UC Berkeley News
Berkeleyan

Berkeleyan

 The new online campuswide calendar offers visitors improved navigation and robust search capability, as well as a comprehensive selection of event listings.

A single window onto all that happens at Berkeley
New online calendar network keeps everyone current while fostering information-sharing among units

| 17 January 2007

A dizzying number of events take place on the Berkeley campus every week. To keep abreast of the constellation of seminars, lectures, films, and performing-arts and sporting events, currently you have to check out more than 50 online calendars (in addition to the Berkeleyan's weekly two-page print calendar), none of which share information.

Staying on top of campus events is about to get a whole lot easier. Last month, Public Affairs launched the first phase of the UC Berkeley Calendar Network, debuting a new campuswide online calendar at events.berkeley.edu.

In its next phase, beginning later this semester, the first campus units will join the calendar network. With ease, they will be able to add events from other departments to their calendars and make available their events for publication in listings elsewhere on campus. With a single entry on the new calendar website, administrators will be able to publish their events on their own unit's calendar and indicate whether the event should be made available to the campuswide calendar and other campus listings. A simple online tool allows administrators in the network to quickly sort through the wealth of upcoming events and select and publish those of interest to their department.

The calendar network was conceived and "built specifically for a university culture where departments control the look, feel, and content of their websites, but where they also have the need to share information," says Jeffery Kahn, manager of Public Affairs' Web team, who led the project.

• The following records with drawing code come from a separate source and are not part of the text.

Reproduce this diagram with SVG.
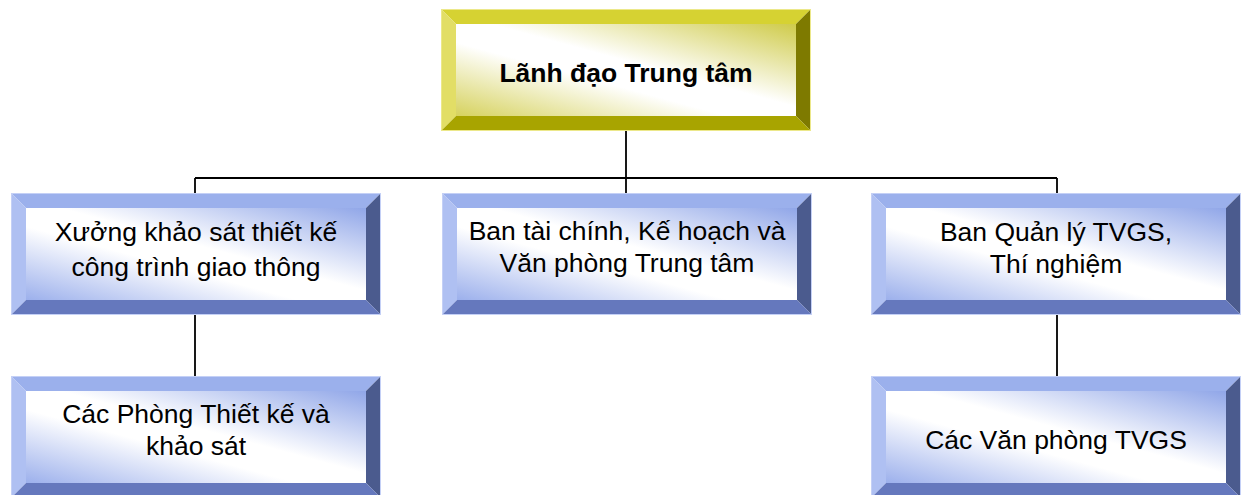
<svg xmlns="http://www.w3.org/2000/svg" width="1241" height="495" viewBox="0 0 1241 495">
<defs>
<linearGradient id="gy" x1="1" y1="0" x2="0" y2="1">
<stop offset="0" stop-color="#CFCB4A"/>
<stop offset="0.45" stop-color="#FFFFFF"/>
<stop offset="0.6" stop-color="#FFFFFF"/>
<stop offset="1" stop-color="#D6D25E"/>
</linearGradient>
<linearGradient id="gb" x1="1" y1="0" x2="0" y2="1">
<stop offset="0" stop-color="#90A6E8"/>
<stop offset="0.45" stop-color="#FFFFFF"/>
<stop offset="0.6" stop-color="#FFFFFF"/>
<stop offset="1" stop-color="#9CB0EC"/>
</linearGradient>
<style>
.yt{fill:#D6D232}.yl{fill:#E2DE66}.yr{fill:#7E7A00}.yb{fill:#A8A400}.yi{fill:url(#gy)}
.bt{fill:#9BB0EC}.bl{fill:#AFC0F2}.br{fill:#4B5B8E}.bb{fill:#6578BD}.bi{fill:url(#gb)}
.yo{fill:none;stroke:#ECE88A;stroke-width:1}
.bo{fill:none;stroke:#C4D0F6;stroke-width:1}
text{font-family:"Liberation Sans",Arial,sans-serif;font-size:26.5px;fill:#000;text-anchor:middle}
.bold{font-weight:bold}
.conn{stroke:#000;stroke-width:1.8;fill:none}
</style>
</defs>
<g id="connectors">
<path class="conn" d="M626,131 V193 M195,178 H1057 M195,178 V193 M1057,178 V193 M195,315 V376 M1057,315 V376"/>
</g>
<g id="node-top">
<polygon class="yt" points="441,9 811,9 796,24 456,24"/>
<polygon class="yl" points="441,9 456,24 456,116 441,131"/>
<polygon class="yr" points="811,9 811,131 796,116 796,24"/>
<polygon class="yb" points="441,131 456,116 796,116 811,131"/>
<rect class="yi" x="456" y="24" width="340" height="92"/>
<rect class="yo" x="441.5" y="9.5" width="369" height="121"/>
<text class="bold" x="626" y="82">Lãnh đạo Trung tâm</text>
</g>
<g id="node-xuong">
<polygon class="bt" points="11,193 381,193 366,208 26,208"/>
<polygon class="bl" points="11,193 26,208 26,300 11,315"/>
<polygon class="br" points="381,193 381,315 366,300 366,208"/>
<polygon class="bb" points="11,315 26,300 366,300 381,315"/>
<rect class="bi" x="26" y="208" width="340" height="92"/>
<rect class="bo" x="11.5" y="193.5" width="369" height="121"/>
<text x="196" y="241">Xưởng khảo sát thiết kế</text>
<text x="196" y="276">công trình giao thông</text>
</g>
<g id="node-ban-taichinh">
<polygon class="bt" points="442,193 812,193 797,208 457,208"/>
<polygon class="bl" points="442,193 457,208 457,300 442,315"/>
<polygon class="br" points="812,193 812,315 797,300 797,208"/>
<polygon class="bb" points="442,315 457,300 797,300 812,315"/>
<rect class="bi" x="457" y="208" width="340" height="92"/>
<rect class="bo" x="442.5" y="193.5" width="369" height="121"/>
<text x="627" y="240">Ban tài chính, Kế hoạch và</text>
<text x="627" y="272">Văn phòng Trung tâm</text>
</g>
<g id="node-ban-quanly">
<polygon class="bt" points="871,193 1241,193 1226,208 886,208"/>
<polygon class="bl" points="871,193 886,208 886,300 871,315"/>
<polygon class="br" points="1241,193 1241,315 1226,300 1226,208"/>
<polygon class="bb" points="871,315 886,300 1226,300 1241,315"/>
<rect class="bi" x="886" y="208" width="340" height="92"/>
<rect class="bo" x="871.5" y="193.5" width="369" height="121"/>
<text x="1056" y="241">Ban Quản lý TVGS,</text>
<text x="1056" y="273">Thí nghiệm</text>
</g>
<g id="node-phong-thietke">
<polygon class="bt" points="11,376 381,376 366,391 26,391"/>
<polygon class="bl" points="11,376 26,391 26,483 11,498"/>
<polygon class="br" points="381,376 381,498 366,483 366,391"/>
<polygon class="bb" points="11,498 26,483 366,483 381,498"/>
<rect class="bi" x="26" y="391" width="340" height="92"/>
<rect class="bo" x="11.5" y="376.5" width="369" height="121"/>
<text x="196" y="423">Các Phòng Thiết kế và</text>
<text x="196" y="455">khảo sát</text>
</g>
<g id="node-vanphong-tvgs">
<polygon class="bt" points="871,376 1241,376 1226,391 886,391"/>
<polygon class="bl" points="871,376 886,391 886,483 871,498"/>
<polygon class="br" points="1241,376 1241,498 1226,483 1226,391"/>
<polygon class="bb" points="871,498 886,483 1226,483 1241,498"/>
<rect class="bi" x="886" y="391" width="340" height="92"/>
<rect class="bo" x="871.5" y="376.5" width="369" height="121"/>
<text x="1056" y="449">Các Văn phòng TVGS</text>
</g>
</svg>
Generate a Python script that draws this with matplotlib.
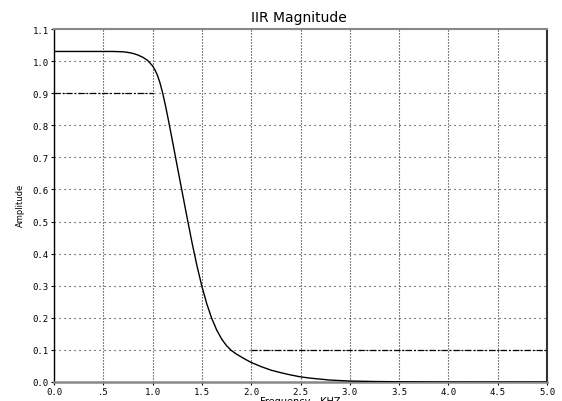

The new campuswide calendar allows users to look at events through different filters by clicking on categorical tabs such as Academic, Performing Arts, Sports, Lectures, Films, or Critics Choice. Selecting events for a given time period - a day, week, or month - is also an option, as is viewing a variety of RSS feeds.

Calendar administrators, many of whom have been involved in the development process, will find other new features once they join the network. For instance, upon publishing an event, they can notify an e-mail list about that event. They also can recommend events sponsored by their departments to other units.

The calendar was designed so that calendar administrators need only know how to use a Web browser, explains Sara Leavitt, coordinator of the new network for Public Affairs. "It doesn't require a programmer or Web specialist," she emphasizes.

Working together the Berkeley way

More than two years in development, the new calendar network is a case study in collaboration and cooperation involving multiple units and a variety of stakeholders.

Kahn knew the task would be daunting. "You can view this as an obstacle course where you have to get buy-in from everyone. Or you can treat it as a challenge, to see how many of the worthwhile ideas out there can be realized. Certainly, Berkeley is a highly decentralized campus where every college and unit cherishes its independence."

Kahn's observation is readily apparent as one surveys Berkeley's myriad departmental websites: A quick tour of just a handful reveals that while most campus sites incorporate shades of blue and gold into their color scheme, similarities typically end there, with design, navigation, features, and functionality all varying widely.

Early on, many departments indicated that the look and feel of the new calendar must sync with their existing websites. ("Branding for individual departments is very important," observes Leavitt.) Consequently, the calendar network allows departments to customize the design of their calendars using a built-in formatting tool. Over time, the network will grow to include many calendars, each with its own look, feel, and content.

At the onset of the project, Robert Glushko, an adjunct professor at the School of Information, played an important role, saying he thought a calendar network could indeed be created at Berkeley. Allison Bloodworth, an I-School graduate student, took up Glushko's challenge. Applying the information-systems theories she had learned in the classroom, Bloodworth teamed with three other students in a graduate project focusing on a Berkeley event calendar.

Embracing the user-centered design process taught at the graduate school, the students queried more than 20 departments to find what sets of information appeared most consistently among their calendars, using the feedback to help create a Berkeley event model.

"Allison and the three other I-School grad students did the initial work that made the project possible," says Kahn. Bloodworth's contributions proved so valuable that Jon Conhaim, then-head of eBerkeley and a project partner, hired her after graduation to continue doing development in collaboration with Public Affairs.

In July 2005, Public Affairs contracted with Clear Ink, a Berkeley firm, to work with the campus on the project. In December, the teamwork bore fruit with the launch of the first phase of the calendar project.

"The calendar network is an attempt to take down the walls between departments, to foster interdisciplinary interaction, and to open Sather Gate to the wider community," says Kahn. Already, he says, he's heard from four other UC campuses interested in adopting the Berkeley calendar model. Another notable response arrived via e-mail from a young woman in Brazil who wrote to say that a survey of the calendar's many events has fueled her dreams of coming to Berkeley.

The calendar's tagline - "It's all happening at Berkeley" - spotlights the multiplicity of events taking place each day on campus. "The underlying reason why this network was built," says Kahn, "is to make that manifestly evident."